GB200 NVL72 fixes this with a 72-GPU NVLink domain and 3.6 TB/s node egress (4× H100). That widens the cross-node compute-bound region by ~4× and makes EP across nodes substantially cheaper. Within a node, however, doubled FLOPs ≈ doubled BW, so rooflines look largely unchanged.
A bonus from Grace Hopper / Grace Blackwell: the CPU↔GPU NVLink-C2C is at full GPU-to-GPU bandwidth, so host memory becomes a viable offload target without a bandwidth cliff.
TL;DR
- GPU rooflines are stricter than TPU rooflines for cross-chip work. Per-GPU FSDP batch ≈ 2500 tokens (vs. ~850 on TPU); only ~8-way TP fits in an NVLink domain.
- Empirical NVLink BW is ~80% of spec — re-derive your batch sizes accordingly.
- SHARP doesn’t save you. ~30% in practice, not the 2× theoretical.
- MoE forces you off pure DP. $E/k$ penalty makes pipeline + expert parallelism mandatory.
- PP is ~free in comms but expensive in code. The real reason to use it: it shrinks the DP critical batch size by $N_\text{stages}$.
- GB200 NVL72 is the structural fix for cross-node bottlenecks; B200 SuperPod alone makes them slightly worse.

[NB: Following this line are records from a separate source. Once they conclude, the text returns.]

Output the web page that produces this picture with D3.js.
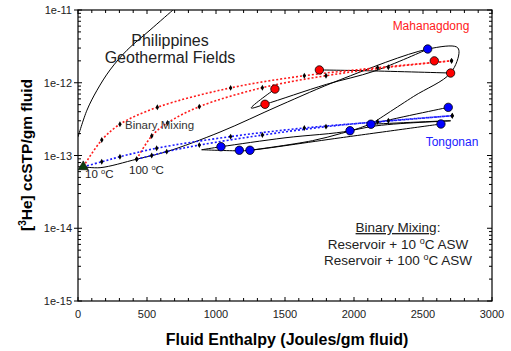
<!DOCTYPE html>
<html><head><meta charset="utf-8">
<script src="https://cdn.jsdelivr.net/npm/d3@7"></script>
<style>body{margin:0;background:#fff}svg{display:block}text{font-family:"Liberation Sans",Arial,sans-serif}</style>
</head><body><svg id="c" width="511" height="351"></svg>
<script>
// ---- data ----
const xTickLabels = [0,500,1000,1500,2000,2500,3000];
const yTickLabels = ["1e-15","1e-14","1e-13","1e-12","1e-11"];
const mahanagdong = [[1427,8.2e-13],[1355,5.06e-13],[1749,1.5e-12],[2582,2.0e-12],[2700,1.36e-12]];
const tongonan = [[2534,2.91e-12],[2683,4.59e-13],[2630,2.71e-13],[2123,2.69e-13],[1971,2.19e-13],[1036,1.32e-13],[1169,1.18e-13],[1246,1.18e-13]];
const asw10 = [38,7.0e-14];
const red10 = [[38,7e-14],[172,1.63e-13],[304,2.69e-13],[575,4.6e-13],[1106,8.5e-13],[1640,1.25e-12],[2171,1.61e-12],[2707,2.0e-12]];
const red100 = [[425,8.9e-14],[534,1.85e-13],[648,2.8e-13],[879,4.69e-13],[1336,8.55e-13],[1797,1.25e-12],[2249,1.63e-12],[2707,2.0e-12]];
const blue10 = [[38,7e-14],[172,8.2e-14],[304,9.6e-14],[570,1.26e-13],[1106,1.82e-13],[1640,2.39e-13],[2171,2.9e-13],[2712,3.52e-13]];
const blue100 = [[425,8.9e-14],[534,1.0e-13],[643,1.13e-13],[879,1.39e-13],[1336,1.91e-13],[1797,2.49e-13],[2249,3.0e-13],[2712,3.52e-13]];
const envelope = [[0,1.8e-13],[65,4.2e-13],[138,7.9e-13],[232,1.5e-12],[355,2.8e-12],[522,5.3e-12],[688,1e-11]];
const pathA = [[38,7e-14],[160,6.8e-14],[425,8.9e-14],[643,1.13e-13],[1029,2.1e-13],[1464,4.9e-13],[1900,1.1e-12],[2534,2.9e-12],[2744,3.1e-12],[2761,2.67e-12],[2700,1.36e-12],[2430,6.45e-13],[2123,2.69e-13]];
const pathB = [[1427,8.2e-13],[1255,4.5e-13],[1355,5.06e-13],[1800,9.5e-13],[2150,1.45e-12],[2534,2.9e-12]];
const pathC = [[1749,1.5e-12],[2100,1.46e-12],[2700,1.36e-12]];
const pathT1 = [[896,1.2e-13],[1036,1.32e-13],[1500,1.75e-13],[1971,2.19e-13],[2123,2.69e-13],[2683,4.59e-13]];
const pathT2 = [[896,1.2e-13],[1169,1.16e-13],[1246,1.18e-13],[1900,1.75e-13],[2630,2.71e-13]];
const pathT3 = [[1246,1.18e-13],[1700,1.6e-13],[2123,2.5e-13],[2700,3.0e-13],[2123,2.69e-13]];

// ---- layout ----
const svg = d3.select("#c");
const L=78,R=492,T=10,B=301;
const x = d3.scaleLinear().domain([0,3000]).range([L,R]);
const y = d3.scaleLog().domain([1e-15,1e-11]).range([B,T]);

// x ticks (bottom & top, inward)
const xt = d3.range(0,3001,100);
svg.append("g").selectAll("line").data(xt).join("line")
  .attr("x1",d=>x(d)).attr("x2",d=>x(d)).attr("y1",B).attr("y2",d=>B-(d%500===0?4:3)).attr("stroke","#000");
svg.append("g").selectAll("line").data(xt).join("line")
  .attr("x1",d=>x(d)).attr("x2",d=>x(d)).attr("y1",T).attr("y2",d=>T+(d%500===0?4:3)).attr("stroke","#000");
svg.append("g").selectAll("text").data(xTickLabels).join("text")
  .attr("x",d=>x(d)).attr("y",B+17).attr("text-anchor","middle").attr("font-size",11).attr("fill","#222").text(d=>d);
// y ticks
const minors=[];
for(let e=-15;e<-11;e++) for(let m=2;m<=9;m++) minors.push(m*Math.pow(10,e));
const majors=[1e-15,1e-14,1e-13,1e-12,1e-11];
svg.append("g").selectAll("line").data(minors).join("line")
  .attr("x1",L).attr("x2",L+3).attr("y1",d=>y(d)).attr("y2",d=>y(d)).attr("stroke","#000");
svg.append("g").selectAll("line").data(majors).join("line")
  .attr("x1",L-4).attr("x2",L+4).attr("y1",d=>y(d)).attr("y2",d=>y(d)).attr("stroke","#000");
svg.append("g").selectAll("line").data(minors).join("line")
  .attr("x1",R).attr("x2",R-3).attr("y1",d=>y(d)).attr("y2",d=>y(d)).attr("stroke","#000");
svg.append("g").selectAll("line").data(majors).join("line")
  .attr("x1",R).attr("x2",R-5).attr("y1",d=>y(d)).attr("y2",d=>y(d)).attr("stroke","#000");
svg.append("g").selectAll("text").data(majors).join("text")
  .attr("x",L-6).attr("y",d=>y(d)+4).attr("text-anchor","end").attr("font-size",11).attr("fill","#222")
  .text((d,i)=>yTickLabels[i]);
// frame
svg.append("rect").attr("x",L).attr("y",T).attr("width",R-L).attr("height",B-T).attr("fill","none").attr("stroke","#000").attr("stroke-width",1.2);

// clip
svg.append("clipPath").attr("id","clip").append("rect").attr("x",L).attr("y",T).attr("width",R-L).attr("height",B-T);
const g = svg.append("g").attr("clip-path","url(#clip)");

// black trajectories
const smooth = d3.line().x(d=>x(d[0])).y(d=>y(d[1])).curve(d3.curveCatmullRom.alpha(0.5));
[envelope,pathA,pathB,pathC,pathT1,pathT2,pathT3].forEach(p=>{
  g.append("path").attr("d",smooth(p)).attr("fill","none").attr("stroke","#000").attr("stroke-width",1);
});
// mixing lines
[[red10,"#ff1a1a"],[red100,"#ff1a1a"],[blue10,"#1a1aff"],[blue100,"#1a1aff"]].forEach(([p,c])=>{
  g.append("path").attr("d",smooth(p)).attr("fill","none").attr("stroke",c).attr("stroke-width",1.6).attr("stroke-dasharray","2,2");
});
// small markers
const marks = [].concat(red10.slice(1),red100,blue10.slice(1),blue100);
g.append("g").selectAll("path").data(marks).join("path")
  .attr("transform",d=>`translate(${x(d[0])},${y(d[1])})`)
  .attr("d",d3.symbol(d3.symbolDiamond,10)).attr("fill","#000");
// triangle
g.append("path").attr("transform",`translate(${x(asw10[0])},${y(asw10[1])})`)
  .attr("d",d3.symbol(d3.symbolTriangle,45)).attr("fill","#0b3d0b").attr("stroke","#000").attr("stroke-width",0.6);
// circles
g.append("g").selectAll("circle").data(mahanagdong).join("circle")
  .attr("cx",d=>x(d[0])).attr("cy",d=>y(d[1])).attr("r",4.2).attr("fill","#ff0000").attr("stroke","#000").attr("stroke-width",0.8);
g.append("g").selectAll("circle").data(tongonan).join("circle")
  .attr("cx",d=>x(d[0])).attr("cy",d=>y(d[1])).attr("r",4.2).attr("fill","#0000ff").attr("stroke","#000").attr("stroke-width",0.8);

// text
const t=(tx,ty,o={})=>{const el=svg.append("text").attr("x",tx).attr("y",ty).attr("font-size",o.size||11)
  .attr("fill",o.fill||"#222").attr("text-anchor",o.anchor||"start"); if(o.bold) el.attr("font-weight","bold"); return el;};
t(170,46,{size:16,anchor:"middle"}).text("Philippines");
t(170,63,{size:16,anchor:"middle"}).text("Geothermal Fields");
t(431,30,{size:12,anchor:"middle",fill:"#ff2020"}).text("Mahanagdong");
t(452,146,{size:12,anchor:"middle",fill:"#2020ff"}).text("Tongonan");
t(125,129,{size:11.5,fill:"#333"}).text("Binary Mixing");
let e=t(85,178,{size:11.5}); e.append("tspan").text("10 "); e.append("tspan").attr("dy",-4).attr("font-size",7.5).text("o"); e.append("tspan").attr("dy",4).text("C");
e=t(129,174,{size:11.5}); e.append("tspan").text("100 "); e.append("tspan").attr("dy",-4).attr("font-size",7.5).text("o"); e.append("tspan").attr("dy",4).text("C");
e=t(398,232,{size:13.5,anchor:"middle"}); e.append("tspan").attr("text-decoration","underline").text("Binary Mixing"); e.append("tspan").text(":");
e=t(398,249,{size:13.5,anchor:"middle"}); e.append("tspan").text("Reservoir + 10 "); e.append("tspan").attr("dy",-5).attr("font-size",9).text("o"); e.append("tspan").attr("dy",5).text("C ASW");
e=t(398,265,{size:13.5,anchor:"middle"}); e.append("tspan").text("Reservoir + 100 "); e.append("tspan").attr("dy",-5).attr("font-size",9).text("o"); e.append("tspan").attr("dy",5).text("C ASW");
// axis titles
t(287,345,{size:16,anchor:"middle",bold:true,fill:"#000"}).text("Fluid Enthalpy (Joules/gm fluid)");
e=svg.append("text").attr("transform","translate(32,155) rotate(-90)").attr("text-anchor","middle").attr("font-size",15.5).attr("font-weight","bold");
e.append("tspan").text("["); e.append("tspan").attr("dy",-6).attr("font-size",10).text("3"); e.append("tspan").attr("dy",6).text("He] ccSTP/gm fluid");
</script></body></html>
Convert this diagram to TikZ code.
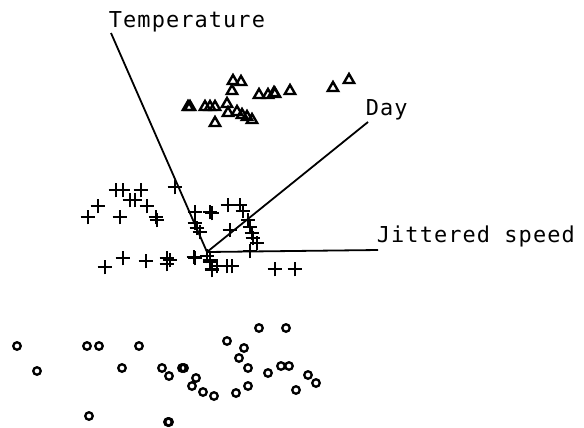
\documentclass[tikz,border=0pt]{standalone}
\usepackage{fontspec}
\newfontfamily\labelfont[LetterSpace=5]{DejaVu Sans Mono}
\usetikzlibrary{shapes.geometric,shapes.misc}
\begin{document}
\begin{tikzpicture}[x=1bp, y=-1bp, line width=1.8bp,
	tri/.style = {draw, regular polygon, regular polygon sides=3, inner sep=0pt, minimum size=12bp, line width=2.4bp},
	pl/.style = {draw, cross out, rotate=45, inner sep=0pt, minimum size=8bp, line width=2.4bp},
	pt/.style = {draw, circle, inner sep=0pt, minimum size=7.5bp, line width=2.3bp},
	lab/.style = {font=\labelfont\fontsize{22}{26}\selectfont, inner sep=0pt, anchor=base west}]
	\useasboundingbox (0,0) rectangle (584,427);
	% axes
	\coordinate (o) at (207,252);
	\coordinate (tempend) at (111,33);
	\coordinate (dayend) at (368,122);
	\coordinate (speedend) at (378,250);
	\node[lab] (temp) at (108,27) {Temperature};
	\node[lab] (day) at (365,115) {Day};
	\node[lab] (speed) at (376,242) {Jittered speed};
	\draw (o) -- (tempend);
	\draw (o) -- (dayend);
	\draw (o) -- (speedend);
	% triangles
	\foreach \x/\y [count=\i] in {233/81,241/82,232/91,259/95,268/95,274/93,275/94,290/91,333/88,349/80,
		188/107,190/107,205/107,210/107,215/107,227/104,228/113,237/112,242/115,247/117,252/120,215/123}
		\node[tri] (t\i) at (\x,\y) {};
	% pluses
	\foreach \x/\y [count=\i] in {116/190,123/190,141/190,130/200,135/200,98/206,88/217,120/217,147/206,156/217,
		157/220,175/187,195/212,210/212,195/223,197/228,200/232,105/267,123/258,146/261,167/258,167/264,170/260,
		194/257,207/256,210/262,212/269,228/205,240/205,243/211,212/213,248/220,230/230,250/227,252/233,253/238,
		257/243,250/251,195/258,210/260,217/266,227/266,232/266,212/270,275/269,295/269}
		\node[pl] (p\i) at (\x,\y) {};
	% circles
	\foreach \x/\y [count=\i] in {17/346,37/371,87/346,99/346,139/346,122/368,162/368,169/376,182/368,184/368,
		196/378,192/386,203/392,214/396,89/416,168/422,169/422,259/328,286/328,227/341,244/348,239/358,248/368,
		268/373,281/366,289/366,308/375,316/383,296/390,248/386,236/393}
		\node[pt] (c\i) at (\x,\y) {};
\end{tikzpicture}
\end{document}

The chapter does for GPUs what the rest of the book did for TPUs: gives you a small set of inequalities you can plug into during model design, before any code is written. Worth a careful read alongside Section 5 (Training) and Section 7 (Inference) for the TPU side of the same picture.